The first is a manufacturing and product twin. It is about how the battery was built: cell lots, formation results, end-of-line test data, and quality fingerprints. It helps answer “why did this pack diverge from the average?”
The second is an operational twin. It lives with the vehicle in the field and focuses on usage: SoC and SoH estimation, degradation trajectory, anomaly detection, and remaining useful life.
The real value appears when you connect both. Packs do not start life identical. Small differences at birth can become big differences after thousands of cycles. A twin that knows the pack’s origin can be less conservative and more accurate.
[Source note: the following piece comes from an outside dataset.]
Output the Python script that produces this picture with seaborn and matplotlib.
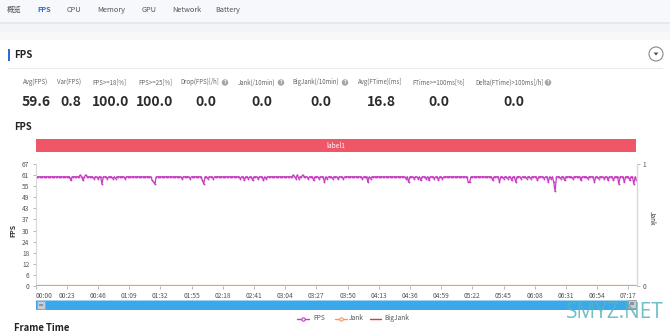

What the twin buys you beyond a classic BMS
A classic BMS must be robust with limited observability and compute. It estimates SoC, monitors temperatures, enforces safety limits, and often uses semi-empirical approaches for SoH and power capability. That works well for baseline safety, but it becomes limiting when you push the system harder, especially during fast charging, extreme temperatures, and high-duty fleet usage.
A digital twin helps because it can estimate hidden states and predict outcomes. That shifts the system from “react and protect” to “predict and adapt.”
Two areas where this matters most:
- Fast charging control, where internal conditions and ageing strongly affect safe charge power
- Warranty and fleet planning, where you need forward-looking SoH and degradation trajectories, not just a snapshot
The key design choice: physics, data, or hybrid
Most teams do not fail because they pick the wrong algorithm. They fail because they pick a complexity level they cannot maintain.
Physics-first approaches use electrical and thermal models with parameter identification. They can generalize better outside the exact training data, but they require careful calibration and can be heavy if you do not reduce them correctly.
Data-first approaches learn mappings from telemetry to SoH, RUL, or internal parameters. They can be extremely effective when you have strong fleet datasets, but they are vulnerable to extrapolation errors when conditions shift.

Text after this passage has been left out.